Dynamical Probes of The Halo Mass Function

TL;DR

This paper investigates how the mass function of cold dark matter halos relates to dynamical observations like lensing and galaxy velocities, revealing a discrepancy in expected baryonic content and questioning standard models.

Contribution

It demonstrates the mutual consistency of lensing and velocity probes and highlights a baryonic mass discrepancy in standard adiabatic compression models.

Findings

Standard models require more cold baryons than observed.

A feature near 3 arcsec in lens separation distributions.

A feature near 400 km/s in the velocity function.

Abstract

We explore the relationship between the mass function of CDM halos and dynamical probes of the mass function such as the distribution of gravitational lens separations and the local velocity function.

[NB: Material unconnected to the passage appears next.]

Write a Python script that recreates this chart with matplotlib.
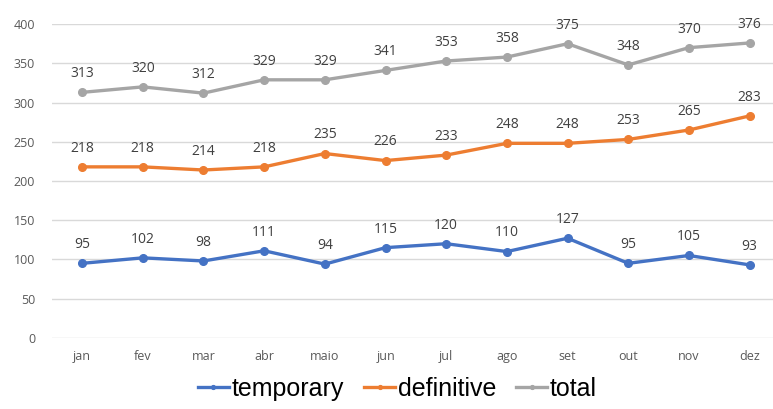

The compression of galactic halos by the cooling baryons, a standard component of modern models, leads to a feature in the distribution of lens separations near 3 arcsec or in the velocity function near 400 km/s. The two probes of the mass function, lens separations and the local velocity function, are mutually consistent. Producing the observed velocity function of galaxies or the separation distribution using standard adiabatic compression models requires more cold baryons, an equivalent cosmological density of Omega_b=0.02 compared to a total cosmological Omega_b=0.04, than are observed in standard accountings of the baryonic content of galaxies, Omega_b=0.006$, or our Galaxy, Omega_b<0.015. The requirement for a higher cold baryon density than is usually assigned to galaxies appears to be generic to models which use the standard adiabatic compression models for the transformation of the CDM halo by the cooling baryons. If real, this dynamical baryon discrepancy suggests either that we are neglecting half of the cold baryonic mass in standard galactic models (e.g. a MACHO, cold molecular or warm gas component), or that there is a problem with standard adiabatic compression models.